Task prompt: Omit the pictures and print exactly the lines of the listing below, starting at the first and ending at the line containing "return g * (len(series) + 1) + s".

Records provided:
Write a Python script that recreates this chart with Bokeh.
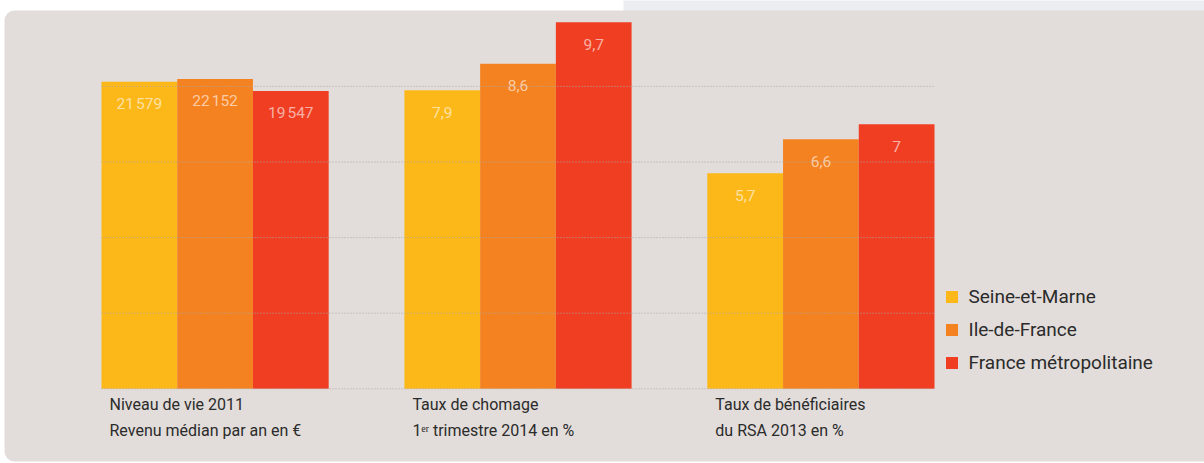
from bokeh.plotting import figure
from bokeh.models import (Range1d, ColumnDataSource, Legend, LegendItem, BoxAnnotation)
from bokeh.core.properties import value
from bokeh.embed import file_html
from bokeh.resources import INLINE

# ---- data ----
series = ["Seine-et-Marne", "Ile-de-France", "France métropolitaine"]
colors = ["#FCB719", "#F58220", "#F03E23"]
groups = ["Niveau de vie 2011\nRevenu médian par an en €",
          "Taux de chomage\n1ᵉʳ trimestre 2014 en %",
          "Taux de bénéficiaires\ndu RSA 2013 en %"]
income = [21579, 22152, 19547]          # group 1 (€)
chomage = [7.9, 8.6, 9.7]               # group 2 (%)
rsa = [5.7, 6.6, 7.0]                   # group 3 (%)
pct_ticks = [0, 2, 4, 6, 8]

PANEL = "#E2DDDA"
FONT = "Roboto"
W, H = 1204, 463

# ---- scales (layout only) ----
X_PX = 833 / 11.0
x_start = -0.5 - 101 / X_PX
x_end = 10.5 + (W - 934) / X_PX
Y_PX = 37.8
BASE = 388.3
y_start = -(H - BASE) / Y_PX
y_end = BASE / Y_PX
INC_PX = 0.004603
INC_ZERO = -45138
inc_start = INC_ZERO - (H - BASE) / INC_PX
inc_end = INC_ZERO + BASE / INC_PX


def fmt_inc(v):
    return f"{v:,}".replace(",", "\u202f")


def fmt_pct(v):
    return f"{v:g}".replace(".", ",")


def xpos(g, s):
    return g * (len(series) + 1) + s


p = figure(width=W, height=H, output_backend="svg", toolbar_location=None,
           x_range=Range1d(x_start, x_end), y_range=Range1d(y_start, y_end),
           min_border=0)
p.extra_y_ranges = {"inc": Range1d(inc_start, inc_end)}
p.xaxis.visible = False
p.yaxis.visible = False
p.xgrid.visible = False
p.ygrid.visible = False
p.background_fill_color = "white"
p.border_fill_color = "white"
p.outline_line_color = None

# page decoration: light strip at the top right and the rounded panel
p.add_layout(BoxAnnotation(left=623, right=W + 20, top=-10, bottom=14,
                           left_units="canvas", right_units="canvas",
                           top_units="canvas", bottom_units="canvas",
                           fill_color="#EBEDF0", fill_alpha=1, line_color=None,
                           border_radius=4, level="image"))
p.add_layout(BoxAnnotation(left=4, right=W + 20, top=10, bottom=461,
                           left_units="canvas", right_units="canvas",
                           top_units="canvas", bottom_units="canvas",
                           fill_color=PANEL, fill_alpha=1, line_color=None,
                           border_radius=10, level="image"))

legend_items = []
for i, s in enumerate(series):
    src_inc = ColumnDataSource(dict(x=[xpos(0, i)], top=[income[i]], bottom=[INC_ZERO],
                                    lab=[fmt_inc(income[i])]))
    p.vbar(x="x", top="top", bottom="bottom", width=1.0, source=src_inc,
           y_range_name="inc", fill_color=colors[i], line_color=None)
    p.text(x="x", y="top", text="lab", source=src_inc, y_range_name="inc",
           text_align="center", text_baseline="middle", y_offset=22,
           text_color="white", text_alpha=0.6, text_font=value(FONT), text_font_size="15.5px")
    src_pct = ColumnDataSource(dict(x=[xpos(1, i), xpos(2, i)], top=[chomage[i], rsa[i]],
                                    lab=[fmt_pct(chomage[i]), fmt_pct(rsa[i])]))
    r = p.vbar(x="x", top="top", width=1.0, source=src_pct,
               fill_color=colors[i], line_color=None)
    p.text(x="x", y="top", text="lab", source=src_pct,
           text_align="center", text_baseline="middle", y_offset=22,
           text_color="white", text_alpha=0.6, text_font=value(FONT), text_font_size="15.5px")
    legend_items.append(LegendItem(label=s, renderers=[r]))

# dotted grid lines across the bar area, drawn over the bars
x_lo = xpos(0, 0) - 0.5
x_hi = xpos(len(groups) - 1, len(series) - 1) + 0.5
p.segment(x0=[x_lo] * len(pct_ticks), x1=[x_hi] * len(pct_ticks), y0=pct_ticks, y1=pct_ticks,
          line_color="#ABA7A5", line_dash="1 2", line_width=1)

# group labels, left-aligned under each group
lab_src = ColumnDataSource(dict(x=[xpos(g, 0) - 0.5 for g in range(len(groups))],
                                y=[0] * len(groups), text=groups))
p.text(x="x", y="y", text="text", source=lab_src, x_offset=8, y_offset=6,
       text_align="left", text_baseline="top", text_color="#2B2B2B",
       text_font=value(FONT), text_font_size="16px", text_line_height=1.375)

legend = Legend(items=legend_items, location=(943.5, 89), orientation="vertical",
                glyph_width=15, glyph_height=15, label_height=20, spacing=10,
                label_standoff=10, padding=0, margin=0,
                border_line_color=None, background_fill_alpha=0,
                label_text_font=FONT, label_text_font_size="19px", label_text_color="#2B2B2B")
p.add_layout(legend)

open("out.html", "w").write(file_html(p, INLINE))
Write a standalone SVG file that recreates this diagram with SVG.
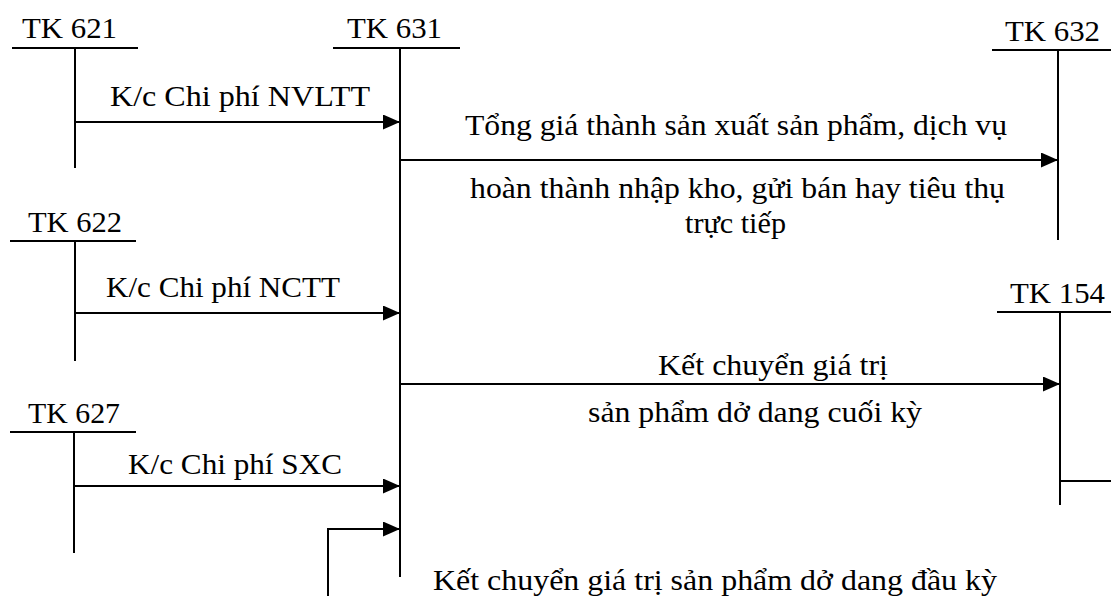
<svg xmlns="http://www.w3.org/2000/svg" width="1111" height="596" viewBox="0 0 1111 596" font-family="'Liberation Serif', 'Times New Roman', Tinos, 'DejaVu Serif', serif" font-size="30">
  <defs>
    <marker id="arrow" markerWidth="17" markerHeight="15" refX="17" refY="7.5" orient="auto" markerUnits="userSpaceOnUse">
      <path d="M0,0 L17,7.5 L0,15 Z" fill="#000"/>
    </marker>
  </defs>
  <style>
    text { fill: #000; }
    .t { stroke: #000; stroke-width: 2; fill: none; }
    .c { stroke: #000; stroke-width: 2; fill: none; marker-end: url(#arrow); }
  </style>
  <rect width="1111" height="596" fill="#fff"/>

  <!-- T-accounts -->
  <g id="tk621">
    <text x="22" y="38" textLength="95" lengthAdjust="spacingAndGlyphs">TK 621</text>
    <path class="t" d="M12,48 H138 M75,48 V168"/>
  </g>
  <g id="tk631">
    <text x="347" y="38" textLength="95" lengthAdjust="spacingAndGlyphs">TK 631</text>
    <path class="t" d="M333,48 H460 M400,48 V577"/>
  </g>
  <g id="tk632">
    <text x="1005" y="41" textLength="95" lengthAdjust="spacingAndGlyphs">TK 632</text>
    <path class="t" d="M992,50 H1111 M1058,50 V240"/>
  </g>
  <g id="tk622">
    <text x="28" y="232" textLength="94" lengthAdjust="spacingAndGlyphs">TK 622</text>
    <path class="t" d="M10,241 H136 M75,241 V361"/>
  </g>
  <g id="tk154">
    <text x="1010" y="303" textLength="95" lengthAdjust="spacingAndGlyphs">TK 154</text>
    <path class="t" d="M997,312 H1111 M1060,312 V505 M1060,481 H1111"/>
  </g>
  <g id="tk627">
    <text x="28" y="423" textLength="92" lengthAdjust="spacingAndGlyphs">TK 627</text>
    <path class="t" d="M10,432 H136 M74,432 V553"/>
  </g>

  <!-- Transfers -->
  <g id="connectors">
    <path class="c" d="M75,122 H400"/>
    <path class="c" d="M400,160 H1058"/>
    <path class="c" d="M75,313 H400"/>
    <path class="c" d="M400,384 H1060"/>
    <path class="c" d="M74,486 H400"/>
    <path class="c" d="M328,596 V529 H400"/>
  </g>

  <!-- Labels -->
  <g id="labels">
    <text x="110" y="106" textLength="260" lengthAdjust="spacingAndGlyphs">K/c Chi phí NVLTT</text>
    <text x="465" y="135" textLength="542" lengthAdjust="spacingAndGlyphs">Tổng giá thành sản xuất sản phẩm, dịch vụ</text>
    <text x="470" y="198" textLength="535" lengthAdjust="spacingAndGlyphs">hoàn thành nhập kho, gửi bán hay tiêu thụ</text>
    <text x="685" y="233" textLength="101" lengthAdjust="spacingAndGlyphs">trực tiếp</text>
    <text x="106" y="297" textLength="234" lengthAdjust="spacingAndGlyphs">K/c Chi phí NCTT</text>
    <text x="658" y="375" textLength="230" lengthAdjust="spacingAndGlyphs">Kết chuyển giá trị</text>
    <text x="588" y="422" textLength="334" lengthAdjust="spacingAndGlyphs">sản phẩm dở dang cuối kỳ</text>
    <text x="128" y="474" textLength="214" lengthAdjust="spacingAndGlyphs">K/c Chi phí SXC</text>
    <text x="433" y="590" textLength="564" lengthAdjust="spacingAndGlyphs">Kết chuyển giá trị sản phẩm dở dang đầu kỳ</text>
  </g>
</svg>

Task solution:
Write a Python script that recreates this chart with Bokeh.
from bokeh.plotting import figure
from bokeh.models import (Range1d, ColumnDataSource, Legend, LegendItem, BoxAnnotation)
from bokeh.core.properties import value
from bokeh.embed import file_html
from bokeh.resources import INLINE

# ---- data ----
series = ["Seine-et-Marne", "Ile-de-France", "France métropolitaine"]
colors = ["#FCB719", "#F58220", "#F03E23"]
groups = ["Niveau de vie 2011\nRevenu médian par an en €",
          "Taux de chomage\n1ᵉʳ trimestre 2014 en %",
          "Taux de bénéficiaires\ndu RSA 2013 en %"]
income = [21579, 22152, 19547]          # group 1 (€)
chomage = [7.9, 8.6, 9.7]               # group 2 (%)
rsa = [5.7, 6.6, 7.0]                   # group 3 (%)
pct_ticks = [0, 2, 4, 6, 8]

PANEL = "#E2DDDA"
FONT = "Roboto"
W, H = 1204, 463

# ---- scales (layout only) ----
X_PX = 833 / 11.0
x_start = -0.5 - 101 / X_PX
x_end = 10.5 + (W - 934) / X_PX
Y_PX = 37.8
BASE = 388.3
y_start = -(H - BASE) / Y_PX
y_end = BASE / Y_PX
INC_PX = 0.004603
INC_ZERO = -45138
inc_start = INC_ZERO - (H - BASE) / INC_PX
inc_end = INC_ZERO + BASE / INC_PX


def fmt_inc(v):
    return f"{v:,}".replace(",", "\u202f")


def fmt_pct(v):
    return f"{v:g}".replace(".", ",")


def xpos(g, s):
    return g * (len(series) + 1) + s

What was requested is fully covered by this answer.